We are always trying to make sense and make meaning out of events. We aren’t always sure what it is that something means. We have a conversation with someone that leads us wondering what happens. Or we receive news or a diagnosis that leads us wondering what’s next.
God enters in and directs and guides us toward life. God’s voice takes a normal night and shows us where we can find Him. He does not leave us without the right words or the right way to find life.
The is the incarnation. Because God has come to the earth, we are not left without a way forward. God becoming like us not only speaks life into our normal and material world but we are also given hope because God has come near to the very same creation we wake up to every morning. Christ, in coming to the earth, restructures and reestablishes all of creation. We see, hear, and respond differently based on our connection to God coming to the earth.
In this way our language can become a language praise.
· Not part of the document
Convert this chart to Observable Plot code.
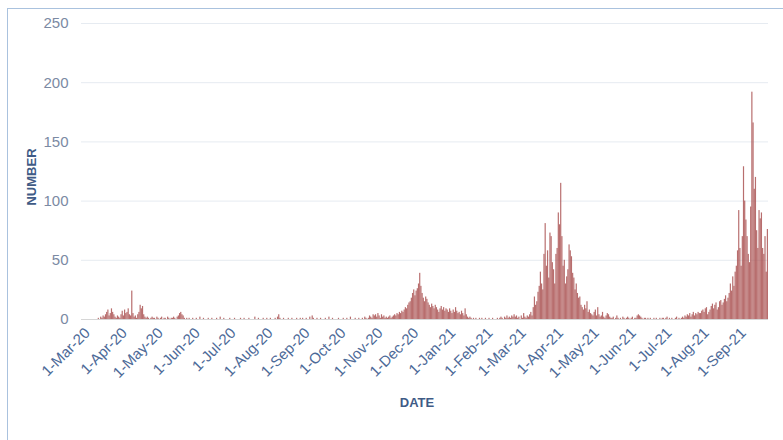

When we pay attention to God speaking, even the places of hurt become places of worship. Even the places we never thought able to bear life become places of adoration. When God speaks He does so in a way that we can hear and we can respond. He shows us where life is and transforms our language into language of worship.
Our words become a language of praise
Our words become a language of praise
Look at what happens here. The Shepherds hear from God and because God speaks, He directs. All of God’s words to us are good and life giving. They transform the places and things we think little or nothing of into places of worship.
But Mary treasured up all these things, pondering them in her heart. And the shepherds returned, glorifying and praising God for all they had heard and seen, as it had been told them.
When we hear from God and follow Him to the places of life, we can’t help but respond in a language of praise. Our hearts and lives fill up to overflowing and as we ponder what God has done, what He has spoken, we enter back into our lives praising God. The directing voice of God leads Mary and the Shepherds to worship.
We don’t just worship on Sundays and call it good. We worship on Sundays so that we can return on Monday “glorifying and praising God for all” we have seen and heard, “as it had been told” to us.
Whether pondering in our hearts or glorifying God in community, the voice of God who speaks and leads will lead us back to worship.
Our worship becomes a way to interact with the world. We look to God who is worthy of everything and anything we can say and who gives us a way forward, who communicates who we are and who we are called to be.
Look at the language of worship at FAC. When you bring in food, you act in worship. When you pray for someone, or when you ask them sincerely, how are you? If you shook a hand and said good morning, you are acting in charity and love to your neighbor, that becomes an act of worship to God.
A church who is listening to and hearing from God will be bursting in the language and the action of worship.
God is speaking this Advent. He, in His incarnation is communicating who He is and what He is calling us to do. Maybe you are in a season like my earthquake where you are without words. God’s arrival provides the words we need to take the next step. Continue to seek Him, ask Him, cry out for His voice. He has spoken and will continue to do so.
(1)Behr, John. 2015. “Saint Athanasius on ‘Incarnation.’” In Incarnation: On the Scope and Depth of Christology, edited by Niels Henrik Gregersen, 87–88. Minneapolis, MN: Fortress Press.